Blizzard? Pfffllltp!
For the first time in my life a blizzard warning has been issued for the area around Calgary. Now I was hardly born yesterday so this might be more surprising than one might first think.
Apparently, the definition of a blizzard has recently changed. Environment Canada began reviewing the criteria for what constitutes a blizzard in June 2010 and created a new official definition. The main idea was to harmonize the warnings and criteria across the country so that a consistent warning would be delivered to Canadians.
Now my impression of what a blizzard was had me believe that it was such a severe event as to be quite rare, even in the context of weather a century ago. This is also what the discussion about the definition of a blizzard is really about.
As I sit at my desk looking out at the “blizzard” it is currently only minus eleven degrees Celsius, the wind is only averaging 17 kilometres per hour over the last fifteen minutes, and there has been merely an inch of snowfall all night (it is now noon). A blizzard? Hardly. In fact it is not even all that bad of a winter storm. The temperature is comparatively mild given it is the first week of December, a period during which historically the mercury has been known to fall to below minus forty. The wind is nothing compared to what it can be, and the snowfall is not even enough to have to go outside to shovel the sidewalk.
Under the old definition, a storm would have to pack winds of 50 kilometers per hour or more, visibility of one kilometer or less, and wind-chill values of -25°C or lower to be considered a blizzard.
Today, Blizzards are characterized mainly by strong winds, — specifically, winds that are expected to reduce visibility to 400 meters or less in combination with falling snow for at least four hours. Environment Canada currently applies these criteria to storms anywhere in Canada south of the tree line. North of the tree line (the northernmost portion of the territories, northern Quebec and Labrador), the criteria is the same, but the conditions have to be expected to last for at least six hours.
This is completely lame.
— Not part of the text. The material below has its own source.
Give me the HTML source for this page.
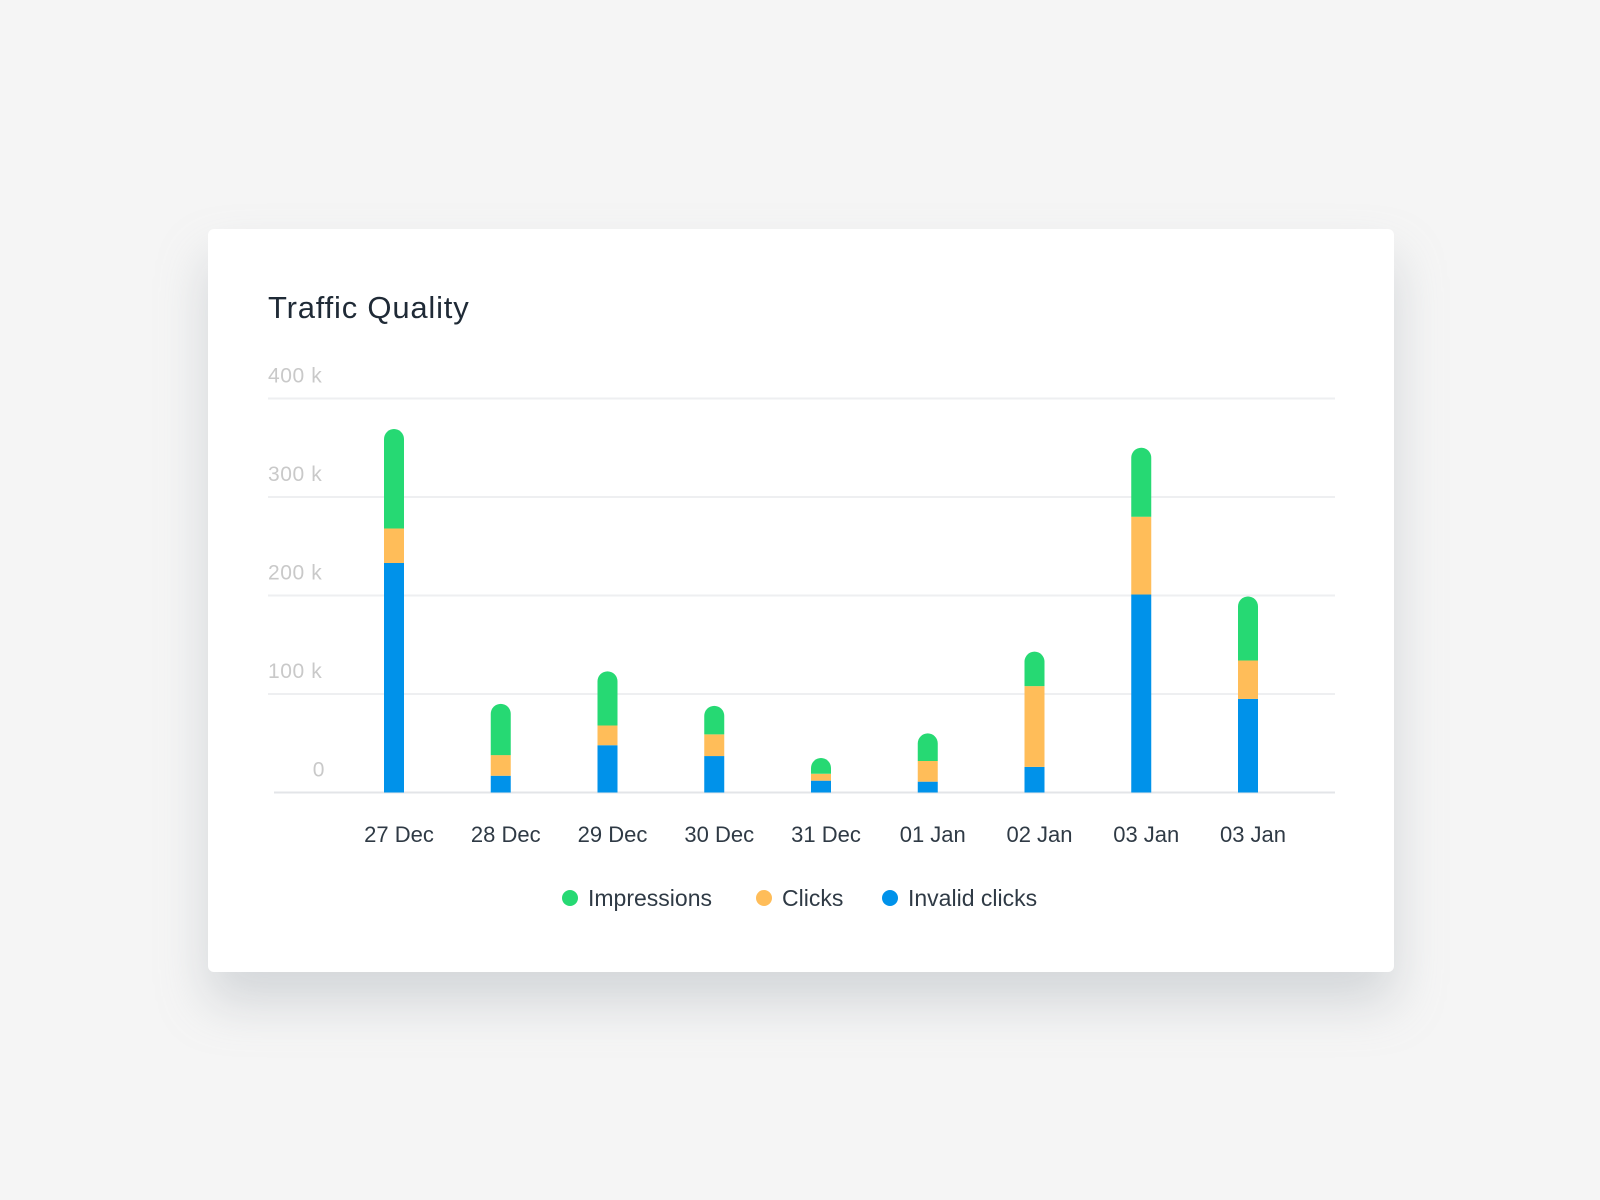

This is not a blizzard, and as it has turned out today would not even qualify as a severe winter storm, in the view of most Canadians. The fact is Blizzards should be such severe events, and occur so rarely, that Environment Canada should seldom ever have the opportunity to apply the term anymore. This likely thanks to climate change, supposedly. But this new definition actually makes it easier for a storm to be classified as a blizzard. This very nicely frames the entire discussion about climate change, because the fact is that for most of the world’s population the climate is actually becoming milder! This is not a blizzard; ‘they’ have changed he definition just so they can still use the term for events that quite frankly never or at the most seldom occur anymore.
Under this new definition it should now be possible for us all to complain about three or four blizzards per season! Environment Canada’s inflated and somewhat panicked application of the word blizzard these days is lame, and discredits the entire warning system. A potentially greater problem when, one day, these (always rare, always were) type of events are sure to occur again.